A generic Nifti format implements [NIfti file format](os.path.join(directory, bidsname). It's supports ni1 (.hdr + .img files), n+1 and n+2 (.nii) formats.

Nifti files are identified by extension, either .hdr or .nii, and the first 4 bytes of file: it must encode either 348 or 540. As Nifti do not impose the endianess of file, both little and big endiannes are checked.

Base attributes are extracted directly from header, and conserve the name as defined here and here, or alternatively in C header file for ni1/n+1 and n+2. For example, the image x-dimension can be accessed by getAttribute("dim/1").
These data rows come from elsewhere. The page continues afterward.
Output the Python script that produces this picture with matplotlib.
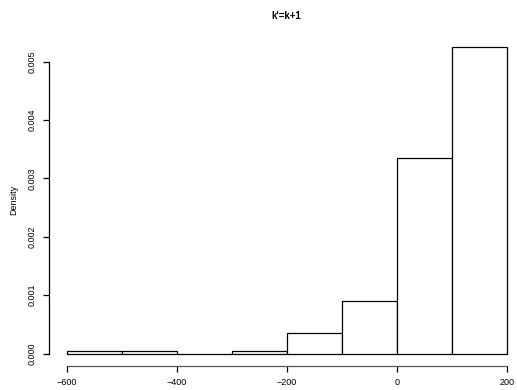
import matplotlib
matplotlib.use("Agg")
import matplotlib.pyplot as plt

# histogram bins (left edges) and densities
bin_edges = [-600, -500, -400, -300, -200, -100, 0, 100, 200]
densities = [0.00005, 0.00005, 0.0, 0.00005, 0.00035, 0.0009, 0.00335, 0.00525]
x_ticks = [-600, -400, -200, 0, 200]
y_ticks = [0.000, 0.001, 0.002, 0.003, 0.004, 0.005]

plt.rcParams["font.family"] = ["Liberation Sans", "DejaVu Sans"]

fig = plt.figure(figsize=(5.17, 3.90), dpi=100)
ax = fig.add_axes([0.0946, 0.0621, 0.920, 0.849])

widths = [b - a for a, b in zip(bin_edges[:-1], bin_edges[1:])]
ax.bar(bin_edges[:-1], densities, width=widths, align="edge",
       facecolor="white", edgecolor="black", linewidth=0.9)

# R-style limits (4% padding)
xr = bin_edges[-1] - bin_edges[0]
ax.set_xlim(bin_edges[0] - 0.04 * xr, bin_edges[-1] + 0.04 * xr)
ymax = max(densities)
ax.set_ylim(-0.04 * ymax, ymax * 1.04)

ax.set_xticks(x_ticks)
ax.set_xticklabels([f"{t}".replace("-", "\u2212") for t in x_ticks])
ax.set_yticks(y_ticks)
ax.set_yticklabels([f"{t:.3f}" for t in y_ticks], rotation=90, va="center")

for s in ["top", "right"]:
    ax.spines[s].set_visible(False)
ax.spines["left"].set_bounds(y_ticks[0], y_ticks[-1])
ax.spines["bottom"].set_bounds(x_ticks[0], x_ticks[-1])
ax.spines["left"].set_linewidth(0.9)
ax.spines["bottom"].set_linewidth(0.9)
ax.spines["bottom"].set_color("#555555")

ax.tick_params(axis="both", length=4.5, width=0.9, labelsize=6.5, pad=4)

ax.set_ylabel("Density", fontsize=6.5, labelpad=7)
ax.set_title("k'=k+1", fontsize=7, fontweight="bold", pad=11)

fig.savefig("out.png", dpi=100)
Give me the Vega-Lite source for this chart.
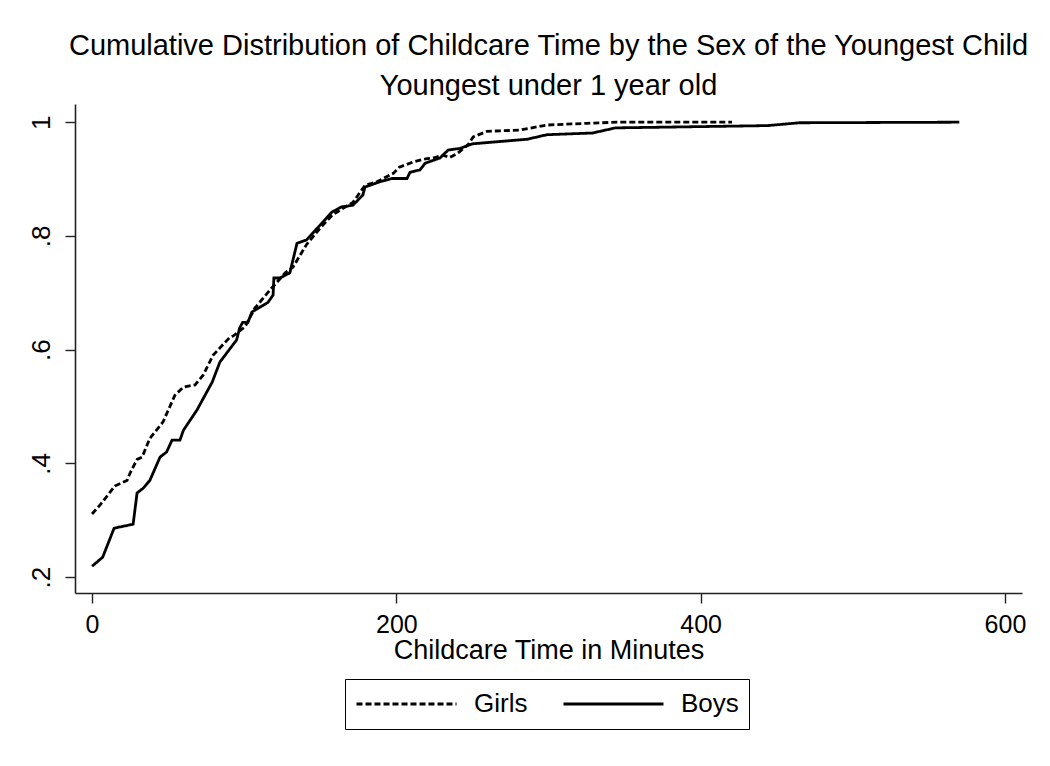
{
  "$schema": "https://vega.github.io/schema/vega-lite/v6.json",
  "width": 947,
  "height": 489,
  "autosize": {"type": "none"},
  "padding": {"left": 75, "top": 104, "right": 28, "bottom": 173},
  "background": "white",
  "config": {
    "font": "Liberation Sans",
    "view": {"stroke": null},
    "axis": {"domainColor": "#222", "tickColor": "#222", "domainWidth": 1.6, "tickWidth": 1.4, "labelColor": "black", "titleColor": "black", "grid": false}
  },
  "title": {
    "text": ["Cumulative Distribution of Childcare Time by the Sex of the Youngest Child", "Youngest under 1 year old"],
    "fontSize": 29,
    "fontWeight": "normal",
    "lineHeight": 40,
    "anchor": "middle",
    "frame": "group",
    "offset": 3,
    "color": "black"
  },
  "data": {
    "values": [
      {"sex": "Girls", "minutes": 0, "cdf": 0.311},
      {"sex": "Girls", "minutes": 5.3, "cdf": 0.327},
      {"sex": "Girls", "minutes": 15, "cdf": 0.36},
      {"sex": "Girls", "minutes": 23, "cdf": 0.37},
      {"sex": "Girls", "minutes": 25, "cdf": 0.383},
      {"sex": "Girls", "minutes": 29.6, "cdf": 0.407},
      {"sex": "Girls", "minutes": 32.9, "cdf": 0.411},
      {"sex": "Girls", "minutes": 38, "cdf": 0.444},
      {"sex": "Girls", "minutes": 46.7, "cdf": 0.473},
      {"sex": "Girls", "minutes": 51, "cdf": 0.499},
      {"sex": "Girls", "minutes": 54.5, "cdf": 0.52},
      {"sex": "Girls", "minutes": 60, "cdf": 0.534},
      {"sex": "Girls", "minutes": 67.7, "cdf": 0.538},
      {"sex": "Girls", "minutes": 73, "cdf": 0.555},
      {"sex": "Girls", "minutes": 79.5, "cdf": 0.59},
      {"sex": "Girls", "minutes": 84, "cdf": 0.603},
      {"sex": "Girls", "minutes": 90.7, "cdf": 0.622},
      {"sex": "Girls", "minutes": 92.7, "cdf": 0.624},
      {"sex": "Girls", "minutes": 100.5, "cdf": 0.64},
      {"sex": "Girls", "minutes": 107, "cdf": 0.673},
      {"sex": "Girls", "minutes": 117, "cdf": 0.705},
      {"sex": "Girls", "minutes": 127, "cdf": 0.735},
      {"sex": "Girls", "minutes": 132, "cdf": 0.745},
      {"sex": "Girls", "minutes": 141, "cdf": 0.785},
      {"sex": "Girls", "minutes": 150, "cdf": 0.814},
      {"sex": "Girls", "minutes": 158, "cdf": 0.837},
      {"sex": "Girls", "minutes": 171.5, "cdf": 0.859},
      {"sex": "Girls", "minutes": 179.4, "cdf": 0.889},
      {"sex": "Girls", "minutes": 187, "cdf": 0.895},
      {"sex": "Girls", "minutes": 198, "cdf": 0.91},
      {"sex": "Girls", "minutes": 202, "cdf": 0.921},
      {"sex": "Girls", "minutes": 211, "cdf": 0.93},
      {"sex": "Girls", "minutes": 220, "cdf": 0.936},
      {"sex": "Girls", "minutes": 224, "cdf": 0.937},
      {"sex": "Girls", "minutes": 230.6, "cdf": 0.942},
      {"sex": "Girls", "minutes": 235, "cdf": 0.938},
      {"sex": "Girls", "minutes": 240, "cdf": 0.945},
      {"sex": "Girls", "minutes": 247, "cdf": 0.96},
      {"sex": "Girls", "minutes": 250.5, "cdf": 0.974},
      {"sex": "Girls", "minutes": 259.6, "cdf": 0.984},
      {"sex": "Girls", "minutes": 281, "cdf": 0.986},
      {"sex": "Girls", "minutes": 299, "cdf": 0.995},
      {"sex": "Girls", "minutes": 325, "cdf": 0.998},
      {"sex": "Girls", "minutes": 345, "cdf": 1.0},
      {"sex": "Girls", "minutes": 420.6, "cdf": 1.0},
      {"sex": "Boys", "minutes": 0, "cdf": 0.219},
      {"sex": "Boys", "minutes": 7, "cdf": 0.235},
      {"sex": "Boys", "minutes": 14.5, "cdf": 0.286},
      {"sex": "Boys", "minutes": 27, "cdf": 0.293},
      {"sex": "Boys", "minutes": 29.6, "cdf": 0.348},
      {"sex": "Boys", "minutes": 33.5, "cdf": 0.356},
      {"sex": "Boys", "minutes": 38, "cdf": 0.37},
      {"sex": "Boys", "minutes": 44.7, "cdf": 0.411},
      {"sex": "Boys", "minutes": 49, "cdf": 0.42},
      {"sex": "Boys", "minutes": 52.6, "cdf": 0.441},
      {"sex": "Boys", "minutes": 57.8, "cdf": 0.441},
      {"sex": "Boys", "minutes": 60, "cdf": 0.458},
      {"sex": "Boys", "minutes": 69, "cdf": 0.494},
      {"sex": "Boys", "minutes": 79, "cdf": 0.543},
      {"sex": "Boys", "minutes": 84, "cdf": 0.578},
      {"sex": "Boys", "minutes": 95, "cdf": 0.617},
      {"sex": "Boys", "minutes": 97, "cdf": 0.638},
      {"sex": "Boys", "minutes": 99, "cdf": 0.648},
      {"sex": "Boys", "minutes": 102.5, "cdf": 0.648},
      {"sex": "Boys", "minutes": 105, "cdf": 0.666},
      {"sex": "Boys", "minutes": 115.6, "cdf": 0.683},
      {"sex": "Boys", "minutes": 119, "cdf": 0.696},
      {"sex": "Boys", "minutes": 119.5, "cdf": 0.726},
      {"sex": "Boys", "minutes": 123.5, "cdf": 0.726},
      {"sex": "Boys", "minutes": 130, "cdf": 0.735},
      {"sex": "Boys", "minutes": 134.7, "cdf": 0.787},
      {"sex": "Boys", "minutes": 141, "cdf": 0.793},
      {"sex": "Boys", "minutes": 157.7, "cdf": 0.842},
      {"sex": "Boys", "minutes": 164, "cdf": 0.851},
      {"sex": "Boys", "minutes": 171.5, "cdf": 0.854},
      {"sex": "Boys", "minutes": 178, "cdf": 0.872},
      {"sex": "Boys", "minutes": 179.4, "cdf": 0.886},
      {"sex": "Boys", "minutes": 189, "cdf": 0.895},
      {"sex": "Boys", "minutes": 197, "cdf": 0.901},
      {"sex": "Boys", "minutes": 207, "cdf": 0.901},
      {"sex": "Boys", "minutes": 209, "cdf": 0.912},
      {"sex": "Boys", "minutes": 215.5, "cdf": 0.916},
      {"sex": "Boys", "minutes": 219, "cdf": 0.928},
      {"sex": "Boys", "minutes": 228.7, "cdf": 0.937},
      {"sex": "Boys", "minutes": 234, "cdf": 0.951},
      {"sex": "Boys", "minutes": 242, "cdf": 0.954},
      {"sex": "Boys", "minutes": 250, "cdf": 0.962},
      {"sex": "Boys", "minutes": 286, "cdf": 0.97},
      {"sex": "Boys", "minutes": 299, "cdf": 0.978},
      {"sex": "Boys", "minutes": 329, "cdf": 0.981},
      {"sex": "Boys", "minutes": 344, "cdf": 0.99},
      {"sex": "Boys", "minutes": 444, "cdf": 0.994},
      {"sex": "Boys", "minutes": 465, "cdf": 0.999},
      {"sex": "Boys", "minutes": 570, "cdf": 1.0}
    ]
  },
  "mark": {"type": "line", "color": "black", "strokeWidth": 2.8, "interpolate": "linear"},
  "encoding": {
    "x": {
      "field": "minutes",
      "type": "quantitative",
      "scale": {"domain": [-11.2, 611.2], "nice": false, "zero": false},
      "axis": {
        "values": [0, 200, 400, 600],
        "tickSize": 10,
        "labelFontSize": 25,
        "labelPadding": 9,
        "title": "Childcare Time in Minutes",
        "titleFontSize": 27,
        "titleFontWeight": "normal",
        "titlePadding": 0
      }
    },
    "y": {
      "field": "cdf",
      "type": "quantitative",
      "scale": {"domain": [0.172, 1.032], "nice": false, "zero": false},
      "axis": {
        "values": [0.2, 0.4, 0.6, 0.8, 1],
        "labelExpr": "datum.value >= 1 ? '1' : substring(format(datum.value, '.1f'), 1)",
        "tickSize": 10,
        "labelFontSize": 26,
        "labelAngle": -90,
        "labelAlign": "center",
        "labelBaseline": "bottom",
        "labelPadding": 11,
        "title": null
      }
    },
    "strokeDash": {
      "field": "sex",
      "type": "nominal",
      "scale": {"domain": ["Girls", "Boys"], "range": [[6, 3], [1, 0]]},
      "legend": {
        "title": null,
        "orient": "none",
        "legendX": 270,
        "legendY": 575,
        "direction": "horizontal",
        "symbolType": "stroke",
        "symbolSize": 10000,
        "symbolStrokeWidth": 3,
        "symbolStrokeColor": "black",
        "clipHeight": 30,
        "labelFontSize": 26,
        "labelColor": "black",
        "labelOffset": 16,
        "columnPadding": 34,
        "padding": 10,
        "strokeColor": "black",
        "fillColor": "white"
      }
    }
  }
}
The Nifti header does not contain information used to identify given recording, like protocol name, subject Id, Sequence etc. To identify recordings these values must be set in plugins using setAttribute(name, value) function. If they are not set manually, a default value will be used. If filename is formatted in bids-like way, the default subject Id and session Id are extracted from file name. If not, a null value None will be used.

Attribute name Default value
PatientId sub-<subId> or None
SessionId ses-<sesId> or None
RecordingId filename without extension
RecordingNumber index of current file
AcquisitionTime None

EEG

EEG data-type includes all types of EEG recordings. The corresponding BIDS formatting can be found here.

It defines the modality eeg. Outside the data files, BIDS requires also export of channels and events (if present) data in .tsv files accompanied by sidecar JSON file.